## [WHAT IS REQUIRED]
Exactly as written, set down the lines from the top of the entries through the line bearing "gimg = np.linspace(0, 1, 256).reshape(-1, 1)", with every picture left out.
— START INFORMATION PROVIDED —
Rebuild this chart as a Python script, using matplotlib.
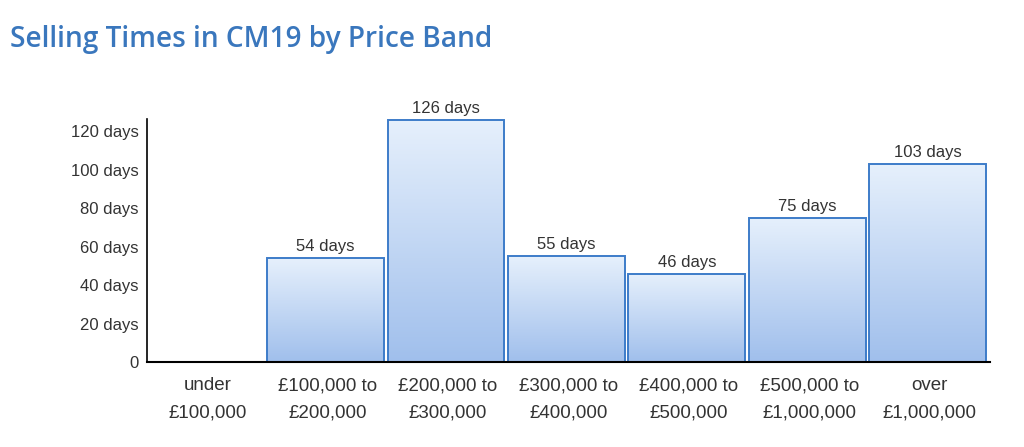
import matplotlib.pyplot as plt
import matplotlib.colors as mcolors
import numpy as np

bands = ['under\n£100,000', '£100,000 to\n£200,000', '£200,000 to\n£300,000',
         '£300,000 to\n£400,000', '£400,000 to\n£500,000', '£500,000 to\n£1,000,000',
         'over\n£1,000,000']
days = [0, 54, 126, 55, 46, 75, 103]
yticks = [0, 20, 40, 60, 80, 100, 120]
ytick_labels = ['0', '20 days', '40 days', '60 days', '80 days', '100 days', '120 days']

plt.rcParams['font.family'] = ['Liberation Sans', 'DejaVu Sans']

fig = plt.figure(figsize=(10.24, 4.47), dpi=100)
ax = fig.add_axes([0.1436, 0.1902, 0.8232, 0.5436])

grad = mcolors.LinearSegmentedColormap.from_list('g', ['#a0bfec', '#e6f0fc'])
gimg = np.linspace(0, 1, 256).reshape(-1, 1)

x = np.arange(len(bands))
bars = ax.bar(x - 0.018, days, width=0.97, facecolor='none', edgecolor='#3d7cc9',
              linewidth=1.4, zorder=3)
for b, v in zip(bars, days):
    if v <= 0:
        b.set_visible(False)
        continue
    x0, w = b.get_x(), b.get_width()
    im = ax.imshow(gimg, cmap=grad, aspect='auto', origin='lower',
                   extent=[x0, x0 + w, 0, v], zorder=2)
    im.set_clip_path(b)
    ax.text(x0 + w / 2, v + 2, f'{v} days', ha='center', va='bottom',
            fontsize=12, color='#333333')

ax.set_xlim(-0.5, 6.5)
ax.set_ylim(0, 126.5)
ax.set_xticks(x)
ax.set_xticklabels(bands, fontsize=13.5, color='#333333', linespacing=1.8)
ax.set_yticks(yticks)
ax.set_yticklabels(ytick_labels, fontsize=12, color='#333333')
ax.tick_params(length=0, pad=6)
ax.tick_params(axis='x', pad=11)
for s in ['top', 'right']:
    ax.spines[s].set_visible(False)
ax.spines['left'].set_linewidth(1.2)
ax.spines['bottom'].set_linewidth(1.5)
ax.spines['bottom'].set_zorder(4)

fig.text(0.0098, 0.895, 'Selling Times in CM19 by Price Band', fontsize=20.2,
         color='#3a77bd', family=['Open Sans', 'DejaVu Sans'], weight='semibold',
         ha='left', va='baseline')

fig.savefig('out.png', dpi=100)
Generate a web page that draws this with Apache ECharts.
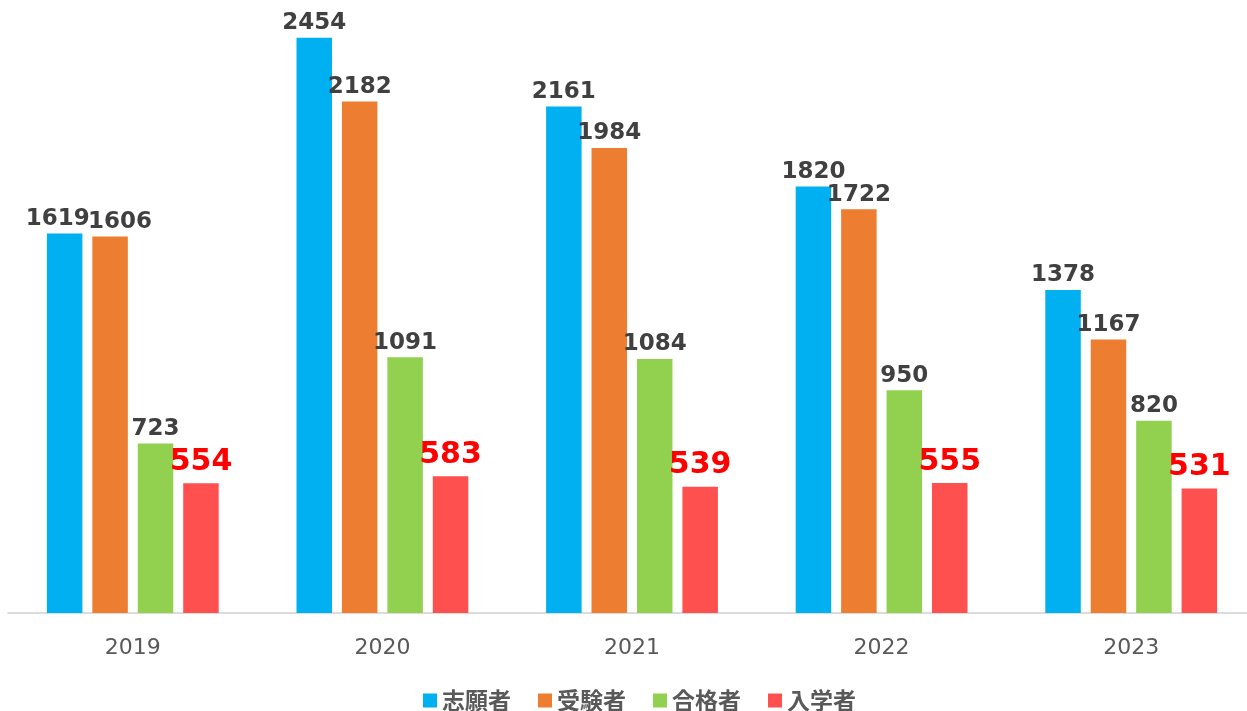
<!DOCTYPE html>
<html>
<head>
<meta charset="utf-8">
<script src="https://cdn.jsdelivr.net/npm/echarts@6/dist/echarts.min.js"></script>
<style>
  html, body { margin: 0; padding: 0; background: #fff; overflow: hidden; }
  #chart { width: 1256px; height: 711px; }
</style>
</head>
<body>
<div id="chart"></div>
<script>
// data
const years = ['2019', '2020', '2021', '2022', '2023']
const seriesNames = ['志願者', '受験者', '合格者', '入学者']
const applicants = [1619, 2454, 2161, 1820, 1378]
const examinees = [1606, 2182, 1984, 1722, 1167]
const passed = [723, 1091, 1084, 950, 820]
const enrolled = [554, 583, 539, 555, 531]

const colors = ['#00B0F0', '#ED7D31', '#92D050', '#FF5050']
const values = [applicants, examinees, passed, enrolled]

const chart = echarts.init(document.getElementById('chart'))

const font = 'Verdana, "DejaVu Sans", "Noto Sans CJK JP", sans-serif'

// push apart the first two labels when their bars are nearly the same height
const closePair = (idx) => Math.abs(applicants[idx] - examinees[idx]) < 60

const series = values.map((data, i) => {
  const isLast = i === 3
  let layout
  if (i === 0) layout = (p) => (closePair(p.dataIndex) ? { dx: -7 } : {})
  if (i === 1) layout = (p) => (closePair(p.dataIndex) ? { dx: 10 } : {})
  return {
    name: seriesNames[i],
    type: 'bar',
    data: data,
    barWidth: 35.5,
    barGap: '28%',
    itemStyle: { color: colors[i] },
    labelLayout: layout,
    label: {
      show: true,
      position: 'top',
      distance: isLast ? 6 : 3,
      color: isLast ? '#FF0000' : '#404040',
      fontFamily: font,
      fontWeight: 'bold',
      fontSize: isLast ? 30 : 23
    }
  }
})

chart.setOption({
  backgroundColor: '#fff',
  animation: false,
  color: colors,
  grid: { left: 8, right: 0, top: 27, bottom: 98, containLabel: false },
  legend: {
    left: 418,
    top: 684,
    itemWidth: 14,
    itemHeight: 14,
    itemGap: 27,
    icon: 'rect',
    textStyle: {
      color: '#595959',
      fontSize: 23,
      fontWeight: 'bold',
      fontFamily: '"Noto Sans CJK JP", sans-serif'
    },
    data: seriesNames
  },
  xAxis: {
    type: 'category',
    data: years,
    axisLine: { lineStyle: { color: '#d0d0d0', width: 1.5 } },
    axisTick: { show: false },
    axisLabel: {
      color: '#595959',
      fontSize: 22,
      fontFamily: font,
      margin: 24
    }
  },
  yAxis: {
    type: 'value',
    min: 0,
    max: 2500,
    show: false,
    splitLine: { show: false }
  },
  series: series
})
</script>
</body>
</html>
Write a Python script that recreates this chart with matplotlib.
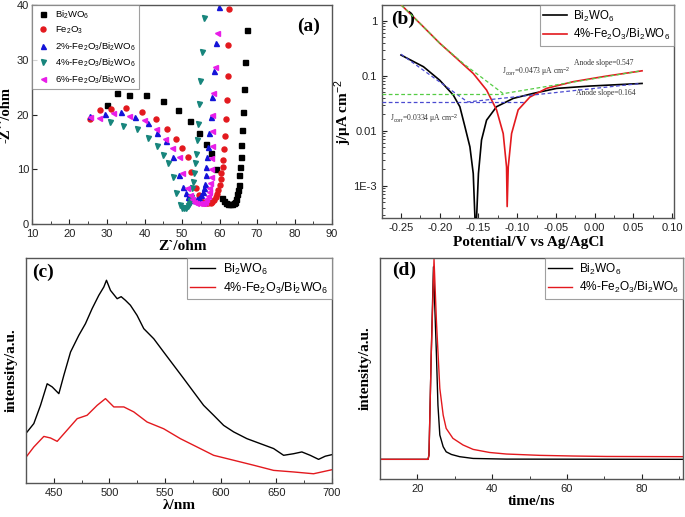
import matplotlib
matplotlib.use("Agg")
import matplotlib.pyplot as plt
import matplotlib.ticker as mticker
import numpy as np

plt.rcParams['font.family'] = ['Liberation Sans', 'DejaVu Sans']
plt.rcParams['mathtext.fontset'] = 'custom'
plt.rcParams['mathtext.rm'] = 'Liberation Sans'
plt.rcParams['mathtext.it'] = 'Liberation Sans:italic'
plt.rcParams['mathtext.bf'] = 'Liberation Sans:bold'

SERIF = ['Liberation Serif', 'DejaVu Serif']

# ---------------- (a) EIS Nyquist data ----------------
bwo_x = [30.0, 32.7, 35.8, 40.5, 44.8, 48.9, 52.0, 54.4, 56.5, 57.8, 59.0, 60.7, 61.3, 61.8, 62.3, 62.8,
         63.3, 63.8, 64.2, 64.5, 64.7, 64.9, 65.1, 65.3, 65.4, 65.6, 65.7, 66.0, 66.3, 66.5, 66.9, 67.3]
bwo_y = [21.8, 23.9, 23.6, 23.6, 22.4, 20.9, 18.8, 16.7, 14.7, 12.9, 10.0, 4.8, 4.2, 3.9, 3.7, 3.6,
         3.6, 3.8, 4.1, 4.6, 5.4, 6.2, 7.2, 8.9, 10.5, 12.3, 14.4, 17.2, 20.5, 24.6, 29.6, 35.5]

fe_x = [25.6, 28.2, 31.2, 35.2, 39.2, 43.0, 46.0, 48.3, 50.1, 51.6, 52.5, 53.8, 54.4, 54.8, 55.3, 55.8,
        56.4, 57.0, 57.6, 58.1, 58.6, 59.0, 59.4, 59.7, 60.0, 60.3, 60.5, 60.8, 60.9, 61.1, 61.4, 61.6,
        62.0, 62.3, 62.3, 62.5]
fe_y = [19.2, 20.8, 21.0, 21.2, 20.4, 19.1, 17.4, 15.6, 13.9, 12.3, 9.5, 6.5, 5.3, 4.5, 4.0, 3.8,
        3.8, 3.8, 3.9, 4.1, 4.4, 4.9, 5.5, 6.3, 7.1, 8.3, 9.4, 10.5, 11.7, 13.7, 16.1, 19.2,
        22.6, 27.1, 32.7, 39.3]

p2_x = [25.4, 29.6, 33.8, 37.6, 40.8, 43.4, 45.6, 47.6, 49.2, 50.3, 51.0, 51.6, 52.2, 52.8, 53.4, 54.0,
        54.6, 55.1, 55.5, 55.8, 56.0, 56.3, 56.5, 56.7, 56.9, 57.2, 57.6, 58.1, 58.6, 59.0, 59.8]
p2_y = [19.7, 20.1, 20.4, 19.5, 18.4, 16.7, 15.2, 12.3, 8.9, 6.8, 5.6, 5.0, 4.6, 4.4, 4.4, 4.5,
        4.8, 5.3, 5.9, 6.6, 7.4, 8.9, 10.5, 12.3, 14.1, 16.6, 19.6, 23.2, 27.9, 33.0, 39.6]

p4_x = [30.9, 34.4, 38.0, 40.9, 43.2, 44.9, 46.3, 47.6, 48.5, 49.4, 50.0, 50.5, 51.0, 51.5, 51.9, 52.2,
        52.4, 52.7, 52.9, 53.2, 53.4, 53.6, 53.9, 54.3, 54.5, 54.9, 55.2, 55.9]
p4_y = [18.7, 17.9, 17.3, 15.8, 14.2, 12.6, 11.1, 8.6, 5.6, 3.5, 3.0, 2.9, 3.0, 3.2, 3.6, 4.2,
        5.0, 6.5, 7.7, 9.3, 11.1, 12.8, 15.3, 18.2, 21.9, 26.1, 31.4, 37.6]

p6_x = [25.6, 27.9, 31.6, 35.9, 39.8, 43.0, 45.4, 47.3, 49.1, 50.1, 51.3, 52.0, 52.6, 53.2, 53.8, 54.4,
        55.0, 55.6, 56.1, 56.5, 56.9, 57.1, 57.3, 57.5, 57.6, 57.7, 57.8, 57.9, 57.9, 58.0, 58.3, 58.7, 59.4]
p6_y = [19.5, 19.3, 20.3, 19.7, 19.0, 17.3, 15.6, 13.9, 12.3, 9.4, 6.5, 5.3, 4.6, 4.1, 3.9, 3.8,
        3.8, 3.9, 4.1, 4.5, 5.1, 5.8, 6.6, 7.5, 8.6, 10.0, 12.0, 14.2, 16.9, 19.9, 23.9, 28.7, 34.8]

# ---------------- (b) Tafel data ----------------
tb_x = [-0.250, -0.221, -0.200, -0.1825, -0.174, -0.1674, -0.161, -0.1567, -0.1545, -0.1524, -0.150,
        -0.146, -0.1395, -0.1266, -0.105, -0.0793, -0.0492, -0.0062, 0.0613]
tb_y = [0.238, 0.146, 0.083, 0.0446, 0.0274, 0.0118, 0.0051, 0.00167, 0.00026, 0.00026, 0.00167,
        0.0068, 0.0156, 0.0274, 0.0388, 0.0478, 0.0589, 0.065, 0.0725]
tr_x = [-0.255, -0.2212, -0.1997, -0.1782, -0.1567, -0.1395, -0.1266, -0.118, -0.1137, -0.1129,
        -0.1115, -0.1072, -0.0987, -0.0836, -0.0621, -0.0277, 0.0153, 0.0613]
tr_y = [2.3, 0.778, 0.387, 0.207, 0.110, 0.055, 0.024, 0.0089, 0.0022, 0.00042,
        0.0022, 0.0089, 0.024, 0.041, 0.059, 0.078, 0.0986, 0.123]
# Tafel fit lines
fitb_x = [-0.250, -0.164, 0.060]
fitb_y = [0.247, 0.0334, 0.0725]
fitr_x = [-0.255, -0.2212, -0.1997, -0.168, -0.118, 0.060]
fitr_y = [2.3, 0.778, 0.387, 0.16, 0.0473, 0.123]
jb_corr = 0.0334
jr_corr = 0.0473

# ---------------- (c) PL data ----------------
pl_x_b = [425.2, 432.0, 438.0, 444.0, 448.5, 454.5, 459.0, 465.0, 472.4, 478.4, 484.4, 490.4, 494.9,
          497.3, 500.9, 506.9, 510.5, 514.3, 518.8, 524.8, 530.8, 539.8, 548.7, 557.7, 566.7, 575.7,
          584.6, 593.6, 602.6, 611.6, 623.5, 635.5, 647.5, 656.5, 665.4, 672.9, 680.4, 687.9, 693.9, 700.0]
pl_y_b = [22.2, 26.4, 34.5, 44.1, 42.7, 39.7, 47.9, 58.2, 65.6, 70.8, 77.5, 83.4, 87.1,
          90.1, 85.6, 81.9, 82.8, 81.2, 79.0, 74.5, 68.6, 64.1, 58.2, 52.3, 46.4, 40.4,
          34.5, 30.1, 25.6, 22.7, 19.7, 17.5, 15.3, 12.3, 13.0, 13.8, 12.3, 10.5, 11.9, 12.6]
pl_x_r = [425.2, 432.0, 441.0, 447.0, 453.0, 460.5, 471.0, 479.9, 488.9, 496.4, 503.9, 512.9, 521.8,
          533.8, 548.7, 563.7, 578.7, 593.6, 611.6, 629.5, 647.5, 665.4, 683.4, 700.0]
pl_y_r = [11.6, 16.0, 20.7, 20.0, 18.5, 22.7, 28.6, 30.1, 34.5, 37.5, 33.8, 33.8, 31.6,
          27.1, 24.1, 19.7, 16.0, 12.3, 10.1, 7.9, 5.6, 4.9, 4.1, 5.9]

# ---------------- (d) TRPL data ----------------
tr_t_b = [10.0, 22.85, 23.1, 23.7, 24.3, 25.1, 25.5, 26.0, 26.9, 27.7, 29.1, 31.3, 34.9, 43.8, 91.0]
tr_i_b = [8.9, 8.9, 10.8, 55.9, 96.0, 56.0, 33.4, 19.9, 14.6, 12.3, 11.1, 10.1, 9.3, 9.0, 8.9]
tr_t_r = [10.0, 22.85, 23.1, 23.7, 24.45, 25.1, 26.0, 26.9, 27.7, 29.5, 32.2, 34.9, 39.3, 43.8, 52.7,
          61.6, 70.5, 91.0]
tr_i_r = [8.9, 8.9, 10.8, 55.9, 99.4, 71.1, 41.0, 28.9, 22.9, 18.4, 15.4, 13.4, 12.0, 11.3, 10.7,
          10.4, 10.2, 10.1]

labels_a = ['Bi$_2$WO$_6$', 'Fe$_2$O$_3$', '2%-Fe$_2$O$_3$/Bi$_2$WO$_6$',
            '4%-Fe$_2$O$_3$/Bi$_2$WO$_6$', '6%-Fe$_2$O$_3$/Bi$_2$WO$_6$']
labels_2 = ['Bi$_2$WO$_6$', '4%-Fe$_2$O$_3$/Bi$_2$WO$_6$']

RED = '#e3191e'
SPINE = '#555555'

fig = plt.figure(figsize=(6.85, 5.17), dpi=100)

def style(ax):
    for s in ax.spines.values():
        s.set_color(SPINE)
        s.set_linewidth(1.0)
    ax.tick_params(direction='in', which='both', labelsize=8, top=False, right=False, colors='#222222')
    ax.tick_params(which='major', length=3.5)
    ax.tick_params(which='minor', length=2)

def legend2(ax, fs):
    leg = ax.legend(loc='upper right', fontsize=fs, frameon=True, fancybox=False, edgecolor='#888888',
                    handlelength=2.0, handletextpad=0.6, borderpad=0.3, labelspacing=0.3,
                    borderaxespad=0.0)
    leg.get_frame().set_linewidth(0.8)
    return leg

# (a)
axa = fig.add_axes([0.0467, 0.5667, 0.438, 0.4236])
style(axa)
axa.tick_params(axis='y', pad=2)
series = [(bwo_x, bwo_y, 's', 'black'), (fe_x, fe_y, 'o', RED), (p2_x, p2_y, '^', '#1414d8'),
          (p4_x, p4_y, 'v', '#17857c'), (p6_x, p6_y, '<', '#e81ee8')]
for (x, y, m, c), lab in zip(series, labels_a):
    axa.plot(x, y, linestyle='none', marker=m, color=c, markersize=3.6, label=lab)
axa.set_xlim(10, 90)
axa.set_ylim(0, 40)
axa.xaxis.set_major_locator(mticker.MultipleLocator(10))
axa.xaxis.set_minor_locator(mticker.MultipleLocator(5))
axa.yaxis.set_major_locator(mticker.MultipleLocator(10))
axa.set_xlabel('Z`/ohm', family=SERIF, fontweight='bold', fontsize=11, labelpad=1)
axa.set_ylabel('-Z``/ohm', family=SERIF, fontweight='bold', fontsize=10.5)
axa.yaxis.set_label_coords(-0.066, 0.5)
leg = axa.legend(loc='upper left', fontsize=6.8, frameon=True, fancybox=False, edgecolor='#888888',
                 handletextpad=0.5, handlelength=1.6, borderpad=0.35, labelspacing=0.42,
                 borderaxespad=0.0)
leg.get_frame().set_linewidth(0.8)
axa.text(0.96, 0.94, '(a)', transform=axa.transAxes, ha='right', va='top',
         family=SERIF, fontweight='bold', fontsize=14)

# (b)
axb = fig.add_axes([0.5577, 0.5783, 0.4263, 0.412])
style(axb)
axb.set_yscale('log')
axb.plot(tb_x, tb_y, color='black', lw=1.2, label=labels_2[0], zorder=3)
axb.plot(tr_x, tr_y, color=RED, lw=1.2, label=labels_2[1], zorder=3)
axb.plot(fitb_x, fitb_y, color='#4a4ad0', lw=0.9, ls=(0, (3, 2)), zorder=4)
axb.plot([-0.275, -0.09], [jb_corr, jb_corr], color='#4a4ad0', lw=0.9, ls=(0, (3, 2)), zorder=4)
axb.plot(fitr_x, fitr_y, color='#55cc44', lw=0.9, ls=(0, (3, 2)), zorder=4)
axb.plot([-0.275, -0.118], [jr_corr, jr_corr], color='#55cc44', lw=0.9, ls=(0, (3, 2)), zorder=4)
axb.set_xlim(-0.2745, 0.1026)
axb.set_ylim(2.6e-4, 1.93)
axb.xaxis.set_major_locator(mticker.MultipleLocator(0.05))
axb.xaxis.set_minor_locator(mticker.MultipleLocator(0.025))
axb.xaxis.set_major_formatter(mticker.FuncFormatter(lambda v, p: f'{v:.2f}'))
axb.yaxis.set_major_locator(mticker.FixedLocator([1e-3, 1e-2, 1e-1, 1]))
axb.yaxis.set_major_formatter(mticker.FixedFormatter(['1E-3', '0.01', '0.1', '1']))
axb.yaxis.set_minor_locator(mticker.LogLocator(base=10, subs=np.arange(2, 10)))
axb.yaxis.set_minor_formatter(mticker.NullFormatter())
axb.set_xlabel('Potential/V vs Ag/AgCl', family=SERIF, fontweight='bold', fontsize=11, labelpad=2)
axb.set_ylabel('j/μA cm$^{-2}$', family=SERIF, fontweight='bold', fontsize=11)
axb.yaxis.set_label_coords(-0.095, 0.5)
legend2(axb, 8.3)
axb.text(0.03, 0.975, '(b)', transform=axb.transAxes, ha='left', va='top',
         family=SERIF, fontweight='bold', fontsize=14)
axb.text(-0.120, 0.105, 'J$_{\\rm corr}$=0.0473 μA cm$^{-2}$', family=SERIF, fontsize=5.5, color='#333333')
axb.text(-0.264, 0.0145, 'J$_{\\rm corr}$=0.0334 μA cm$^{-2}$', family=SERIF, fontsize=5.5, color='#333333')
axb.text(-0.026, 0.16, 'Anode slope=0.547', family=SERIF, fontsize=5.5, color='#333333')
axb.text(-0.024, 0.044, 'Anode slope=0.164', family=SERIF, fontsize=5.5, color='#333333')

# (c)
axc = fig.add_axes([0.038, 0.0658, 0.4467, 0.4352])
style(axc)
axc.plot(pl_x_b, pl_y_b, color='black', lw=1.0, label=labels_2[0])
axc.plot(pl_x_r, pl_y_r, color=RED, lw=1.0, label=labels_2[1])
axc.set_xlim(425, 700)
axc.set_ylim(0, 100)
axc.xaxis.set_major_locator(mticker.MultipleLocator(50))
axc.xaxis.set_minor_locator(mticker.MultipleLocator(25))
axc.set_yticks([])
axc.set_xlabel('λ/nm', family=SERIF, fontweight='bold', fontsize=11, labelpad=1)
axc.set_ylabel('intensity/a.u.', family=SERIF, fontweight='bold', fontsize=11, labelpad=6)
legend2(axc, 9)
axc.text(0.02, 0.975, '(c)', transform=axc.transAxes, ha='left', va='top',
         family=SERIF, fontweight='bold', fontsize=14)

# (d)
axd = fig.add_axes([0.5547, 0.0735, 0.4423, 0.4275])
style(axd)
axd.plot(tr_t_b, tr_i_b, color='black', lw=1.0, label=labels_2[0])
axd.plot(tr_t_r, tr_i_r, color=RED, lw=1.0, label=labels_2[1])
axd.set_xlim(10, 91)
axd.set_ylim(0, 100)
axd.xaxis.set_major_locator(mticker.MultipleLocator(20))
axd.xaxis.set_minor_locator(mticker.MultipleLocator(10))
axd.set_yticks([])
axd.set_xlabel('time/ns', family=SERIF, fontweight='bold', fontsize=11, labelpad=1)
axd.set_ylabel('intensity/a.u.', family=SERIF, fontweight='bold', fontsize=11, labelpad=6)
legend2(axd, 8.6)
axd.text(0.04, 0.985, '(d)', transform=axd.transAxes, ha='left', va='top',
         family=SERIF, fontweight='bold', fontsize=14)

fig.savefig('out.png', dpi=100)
— END INFORMATION PROVIDED —
## [RESPONSE]
Rebuild this chart as a Python script, using matplotlib.
import matplotlib.pyplot as plt
import matplotlib.colors as mcolors
import numpy as np

bands = ['under\n£100,000', '£100,000 to\n£200,000', '£200,000 to\n£300,000',
         '£300,000 to\n£400,000', '£400,000 to\n£500,000', '£500,000 to\n£1,000,000',
         'over\n£1,000,000']
days = [0, 54, 126, 55, 46, 75, 103]
yticks = [0, 20, 40, 60, 80, 100, 120]
ytick_labels = ['0', '20 days', '40 days', '60 days', '80 days', '100 days', '120 days']

plt.rcParams['font.family'] = ['Liberation Sans', 'DejaVu Sans']

fig = plt.figure(figsize=(10.24, 4.47), dpi=100)
ax = fig.add_axes([0.1436, 0.1902, 0.8232, 0.5436])

grad = mcolors.LinearSegmentedColormap.from_list('g', ['#a0bfec', '#e6f0fc'])
gimg = np.linspace(0, 1, 256).reshape(-1, 1)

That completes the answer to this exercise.